# START OF Raw data
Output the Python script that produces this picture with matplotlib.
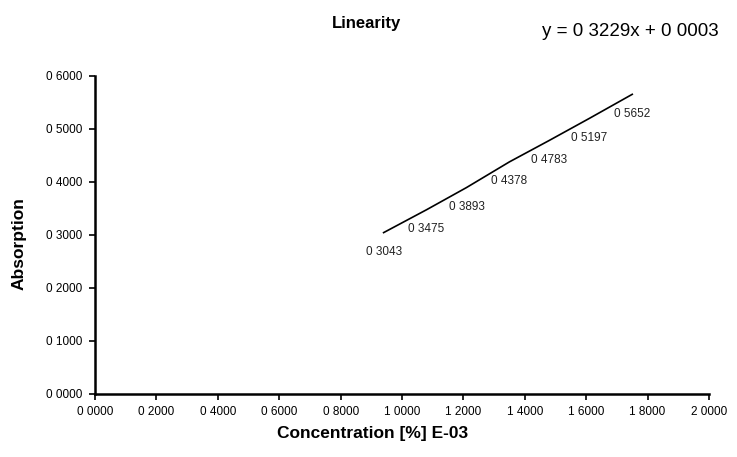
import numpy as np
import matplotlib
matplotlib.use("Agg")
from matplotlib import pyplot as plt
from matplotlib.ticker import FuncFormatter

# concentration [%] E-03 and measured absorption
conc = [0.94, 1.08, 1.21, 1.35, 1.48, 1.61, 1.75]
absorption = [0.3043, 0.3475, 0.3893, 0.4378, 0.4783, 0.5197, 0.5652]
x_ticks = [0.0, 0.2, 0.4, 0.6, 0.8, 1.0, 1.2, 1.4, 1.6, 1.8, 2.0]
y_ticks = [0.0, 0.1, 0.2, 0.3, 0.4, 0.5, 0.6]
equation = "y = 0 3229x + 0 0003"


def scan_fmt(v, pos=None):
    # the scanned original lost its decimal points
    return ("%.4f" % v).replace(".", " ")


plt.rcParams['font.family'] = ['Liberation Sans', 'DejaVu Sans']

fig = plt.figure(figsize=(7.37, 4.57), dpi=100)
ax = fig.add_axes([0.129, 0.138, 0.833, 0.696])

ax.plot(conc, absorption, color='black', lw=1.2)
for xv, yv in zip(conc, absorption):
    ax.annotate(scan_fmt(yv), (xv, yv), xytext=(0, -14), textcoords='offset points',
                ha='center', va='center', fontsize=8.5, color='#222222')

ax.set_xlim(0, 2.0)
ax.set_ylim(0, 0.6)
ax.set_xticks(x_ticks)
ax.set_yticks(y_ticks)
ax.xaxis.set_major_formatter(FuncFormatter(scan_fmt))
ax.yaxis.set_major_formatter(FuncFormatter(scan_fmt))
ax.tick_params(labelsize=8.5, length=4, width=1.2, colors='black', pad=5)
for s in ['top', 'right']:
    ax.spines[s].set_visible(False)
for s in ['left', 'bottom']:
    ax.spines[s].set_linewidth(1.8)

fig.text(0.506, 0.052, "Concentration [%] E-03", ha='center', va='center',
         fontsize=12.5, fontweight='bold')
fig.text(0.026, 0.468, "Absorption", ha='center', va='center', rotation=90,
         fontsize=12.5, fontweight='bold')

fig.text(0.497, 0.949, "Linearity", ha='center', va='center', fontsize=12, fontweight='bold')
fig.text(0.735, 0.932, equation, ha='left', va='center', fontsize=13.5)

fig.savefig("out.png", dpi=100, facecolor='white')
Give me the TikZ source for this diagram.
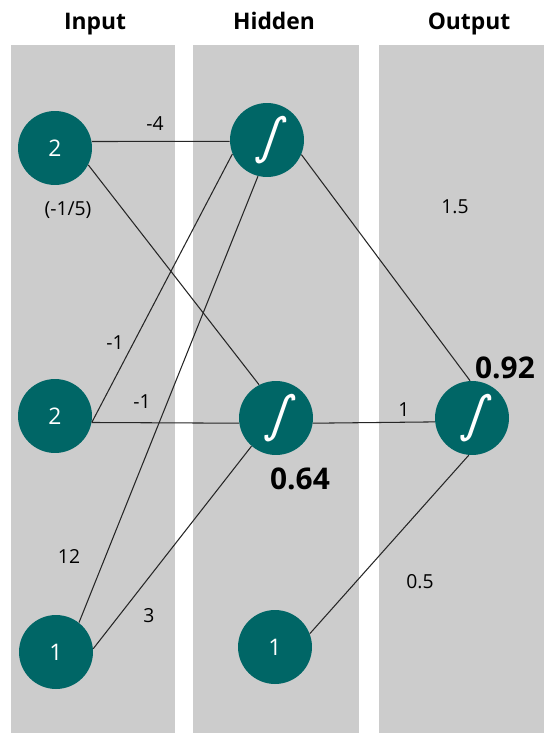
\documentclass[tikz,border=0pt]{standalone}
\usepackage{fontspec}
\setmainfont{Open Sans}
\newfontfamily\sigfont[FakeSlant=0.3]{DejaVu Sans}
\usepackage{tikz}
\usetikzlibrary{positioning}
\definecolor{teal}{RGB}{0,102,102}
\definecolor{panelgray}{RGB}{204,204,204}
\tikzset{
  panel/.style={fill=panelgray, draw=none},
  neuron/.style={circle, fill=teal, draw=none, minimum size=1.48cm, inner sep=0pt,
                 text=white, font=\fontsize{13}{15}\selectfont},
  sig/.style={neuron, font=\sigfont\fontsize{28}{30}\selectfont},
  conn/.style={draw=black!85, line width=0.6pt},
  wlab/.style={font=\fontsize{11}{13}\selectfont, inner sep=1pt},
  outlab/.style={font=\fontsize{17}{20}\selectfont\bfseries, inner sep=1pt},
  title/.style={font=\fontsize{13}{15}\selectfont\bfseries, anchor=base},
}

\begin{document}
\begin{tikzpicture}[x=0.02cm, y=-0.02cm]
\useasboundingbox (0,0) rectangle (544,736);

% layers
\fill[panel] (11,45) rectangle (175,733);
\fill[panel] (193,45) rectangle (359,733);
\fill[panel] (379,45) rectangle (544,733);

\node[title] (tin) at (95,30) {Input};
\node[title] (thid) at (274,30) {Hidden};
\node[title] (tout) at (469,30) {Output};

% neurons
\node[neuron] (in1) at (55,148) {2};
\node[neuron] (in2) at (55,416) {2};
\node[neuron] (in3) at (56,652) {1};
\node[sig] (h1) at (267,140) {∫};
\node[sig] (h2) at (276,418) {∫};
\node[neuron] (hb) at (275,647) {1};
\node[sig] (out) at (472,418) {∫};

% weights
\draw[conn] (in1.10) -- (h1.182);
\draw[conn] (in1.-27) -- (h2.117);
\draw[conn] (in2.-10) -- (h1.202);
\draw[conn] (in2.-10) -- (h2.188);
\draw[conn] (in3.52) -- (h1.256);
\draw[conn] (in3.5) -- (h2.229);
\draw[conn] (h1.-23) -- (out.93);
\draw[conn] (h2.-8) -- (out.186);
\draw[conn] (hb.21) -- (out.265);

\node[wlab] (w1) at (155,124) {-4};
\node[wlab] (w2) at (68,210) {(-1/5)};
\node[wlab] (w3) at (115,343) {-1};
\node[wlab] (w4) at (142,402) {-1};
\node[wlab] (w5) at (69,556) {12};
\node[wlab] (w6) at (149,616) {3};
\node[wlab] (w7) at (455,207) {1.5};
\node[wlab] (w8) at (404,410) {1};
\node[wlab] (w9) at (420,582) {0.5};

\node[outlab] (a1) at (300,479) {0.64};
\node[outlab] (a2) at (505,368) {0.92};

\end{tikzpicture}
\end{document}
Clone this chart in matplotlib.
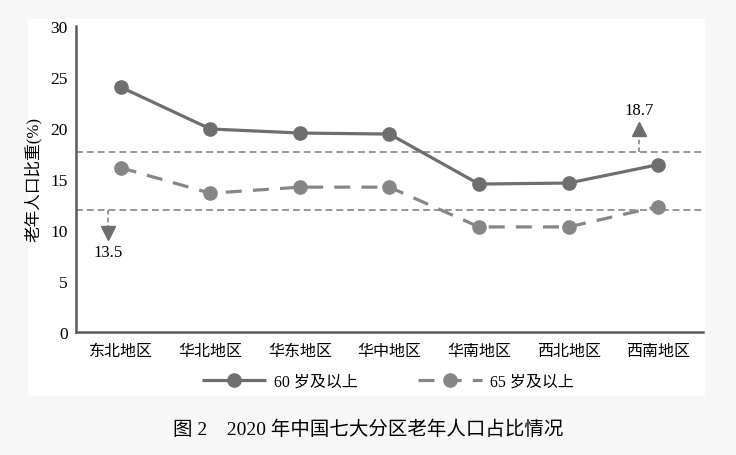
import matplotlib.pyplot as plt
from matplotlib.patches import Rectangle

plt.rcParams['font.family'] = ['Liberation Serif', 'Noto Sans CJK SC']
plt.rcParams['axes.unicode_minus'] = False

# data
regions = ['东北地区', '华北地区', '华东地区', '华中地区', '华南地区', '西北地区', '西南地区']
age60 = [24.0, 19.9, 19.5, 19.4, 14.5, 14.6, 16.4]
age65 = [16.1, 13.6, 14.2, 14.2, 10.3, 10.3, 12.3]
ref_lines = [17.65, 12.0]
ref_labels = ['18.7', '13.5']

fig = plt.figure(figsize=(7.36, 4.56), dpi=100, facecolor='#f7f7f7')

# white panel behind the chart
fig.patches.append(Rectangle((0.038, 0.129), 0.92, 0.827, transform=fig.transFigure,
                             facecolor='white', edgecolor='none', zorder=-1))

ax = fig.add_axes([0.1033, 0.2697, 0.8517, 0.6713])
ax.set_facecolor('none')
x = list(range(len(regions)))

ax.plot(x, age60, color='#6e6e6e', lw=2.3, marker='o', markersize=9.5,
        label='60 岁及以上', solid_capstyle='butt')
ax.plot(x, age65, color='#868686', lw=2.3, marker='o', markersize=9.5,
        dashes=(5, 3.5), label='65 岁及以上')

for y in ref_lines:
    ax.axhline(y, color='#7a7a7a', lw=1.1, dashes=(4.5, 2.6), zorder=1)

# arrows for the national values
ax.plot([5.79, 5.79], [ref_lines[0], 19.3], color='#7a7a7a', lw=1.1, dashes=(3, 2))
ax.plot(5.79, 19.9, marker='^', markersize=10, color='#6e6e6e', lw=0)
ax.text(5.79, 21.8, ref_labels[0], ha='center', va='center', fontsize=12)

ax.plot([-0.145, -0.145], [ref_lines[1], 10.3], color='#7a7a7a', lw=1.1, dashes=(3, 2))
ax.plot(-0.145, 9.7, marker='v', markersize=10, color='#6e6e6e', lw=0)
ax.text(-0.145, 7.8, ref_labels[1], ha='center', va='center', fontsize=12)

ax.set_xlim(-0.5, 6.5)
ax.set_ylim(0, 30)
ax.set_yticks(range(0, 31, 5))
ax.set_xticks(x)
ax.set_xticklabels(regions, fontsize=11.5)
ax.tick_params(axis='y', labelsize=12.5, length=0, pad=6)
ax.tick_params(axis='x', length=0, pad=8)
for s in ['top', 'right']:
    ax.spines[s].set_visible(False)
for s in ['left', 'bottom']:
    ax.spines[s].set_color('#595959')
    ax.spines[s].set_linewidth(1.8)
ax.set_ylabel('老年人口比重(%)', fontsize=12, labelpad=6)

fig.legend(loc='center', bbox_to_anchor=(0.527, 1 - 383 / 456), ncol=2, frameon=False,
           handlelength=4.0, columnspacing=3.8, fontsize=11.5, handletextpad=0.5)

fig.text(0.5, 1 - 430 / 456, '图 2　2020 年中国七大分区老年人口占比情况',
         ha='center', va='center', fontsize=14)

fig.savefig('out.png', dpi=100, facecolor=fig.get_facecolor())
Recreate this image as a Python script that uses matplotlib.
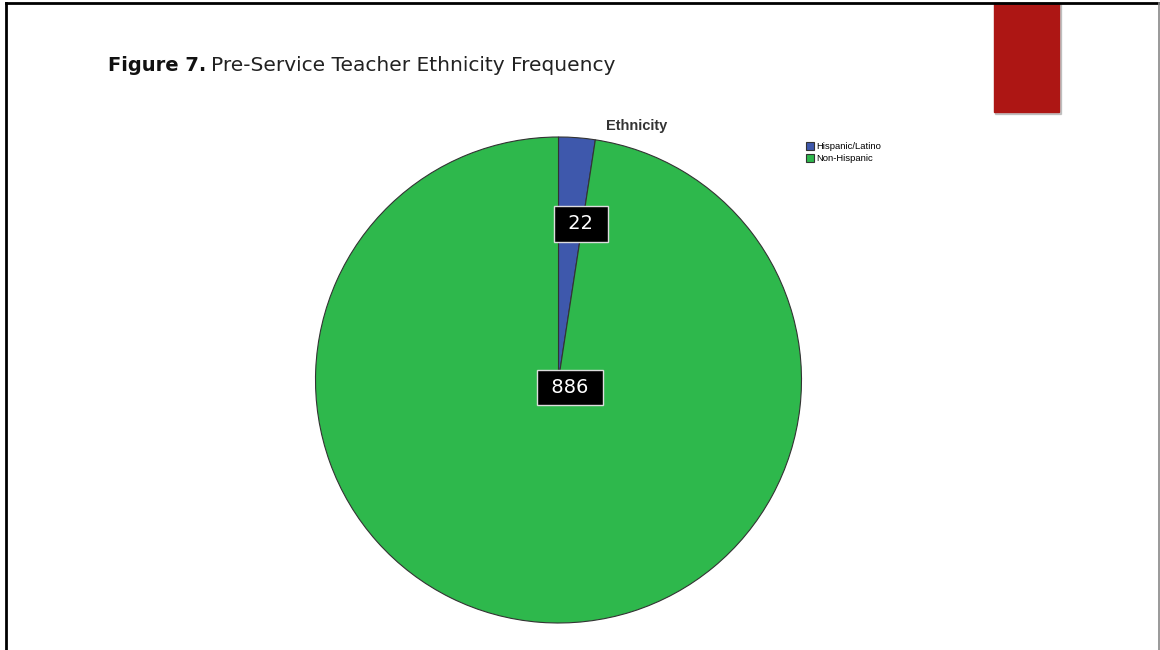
# END OF Raw data
The problem:
Give again, word for word, the lines from the one that contains "Clone this chart in matplotlib." to the one that contains "ref_labels[1], ha='center', va='center', fontsize=12)", both included. Omit the pictures.

The output:
Clone this chart in matplotlib.
import matplotlib.pyplot as plt
from matplotlib.patches import Rectangle

plt.rcParams['font.family'] = ['Liberation Serif', 'Noto Sans CJK SC']
plt.rcParams['axes.unicode_minus'] = False

# data
regions = ['东北地区', '华北地区', '华东地区', '华中地区', '华南地区', '西北地区', '西南地区']
age60 = [24.0, 19.9, 19.5, 19.4, 14.5, 14.6, 16.4]
age65 = [16.1, 13.6, 14.2, 14.2, 10.3, 10.3, 12.3]
ref_lines = [17.65, 12.0]
ref_labels = ['18.7', '13.5']

fig = plt.figure(figsize=(7.36, 4.56), dpi=100, facecolor='#f7f7f7')

# white panel behind the chart
fig.patches.append(Rectangle((0.038, 0.129), 0.92, 0.827, transform=fig.transFigure,
                             facecolor='white', edgecolor='none', zorder=-1))

ax = fig.add_axes([0.1033, 0.2697, 0.8517, 0.6713])
ax.set_facecolor('none')
x = list(range(len(regions)))

ax.plot(x, age60, color='#6e6e6e', lw=2.3, marker='o', markersize=9.5,
        label='60 岁及以上', solid_capstyle='butt')
ax.plot(x, age65, color='#868686', lw=2.3, marker='o', markersize=9.5,
        dashes=(5, 3.5), label='65 岁及以上')

for y in ref_lines:
    ax.axhline(y, color='#7a7a7a', lw=1.1, dashes=(4.5, 2.6), zorder=1)

# arrows for the national values
ax.plot([5.79, 5.79], [ref_lines[0], 19.3], color='#7a7a7a', lw=1.1, dashes=(3, 2))
ax.plot(5.79, 19.9, marker='^', markersize=10, color='#6e6e6e', lw=0)
ax.text(5.79, 21.8, ref_labels[0], ha='center', va='center', fontsize=12)

ax.plot([-0.145, -0.145], [ref_lines[1], 10.3], color='#7a7a7a', lw=1.1, dashes=(3, 2))
ax.plot(-0.145, 9.7, marker='v', markersize=10, color='#6e6e6e', lw=0)
ax.text(-0.145, 7.8, ref_labels[1], ha='center', va='center', fontsize=12)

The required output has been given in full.